Rhubarb curd doesn't appear to gel quite the same way as citrus curds do, but rather has an almost gelatin soft set to it. I think it would be stellar in the bars that Lara Ferroni originally posted this with, and also perhaps in this giant scone that Bojon Gourmet recently posted that I also can't seem to get out of my head... I cut the sugar quite a bit and found it plenty sweet, but you can use the original proportions if you prefer your rhubarb on the sweeter side.
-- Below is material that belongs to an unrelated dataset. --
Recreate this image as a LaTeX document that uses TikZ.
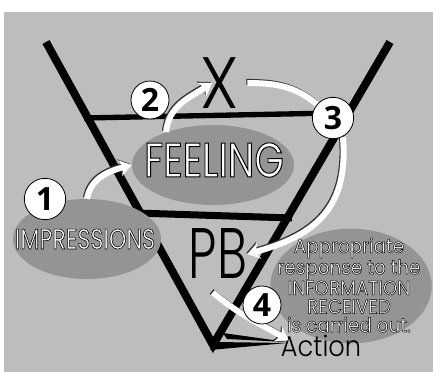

makes about 12 oz. finished curd
- 400 g. chopped rhubarb (about 14 oz. or 4 c.) I used 10 strawberries, then added the rhubarb to equal 400 g.
- 1/2 c. sugar
- 6 egg yolks
- pinch of salt
- 1 t. or more lemon zest
- 50 g. (about 3 1/2 T.) butter, cut into pieces
In a double boiler (or a bowl over boiling water), whisk the egg yolks, remaining sugar and salt. Whisk until well combined and warm. Add about 1 cup of the rhubarb sauce and the lemon zest. Keep stirring until the mixture is warm again. Check for taste and add more of the pureed rhubarb until you get the desired flavor and color. Remove from heat and stir in the butter a piece at a time until is melts and disappears into the curd.
If you are concerned about lumps as I was, strain the curd through a fine mesh sieve and store in glass jars. Citrus curds have a refrigerated life of a couple of months, but this recipe was listed as one week. I suspect you can get longer out of it, but I also suspect that there will be none left to contend with after a week passes.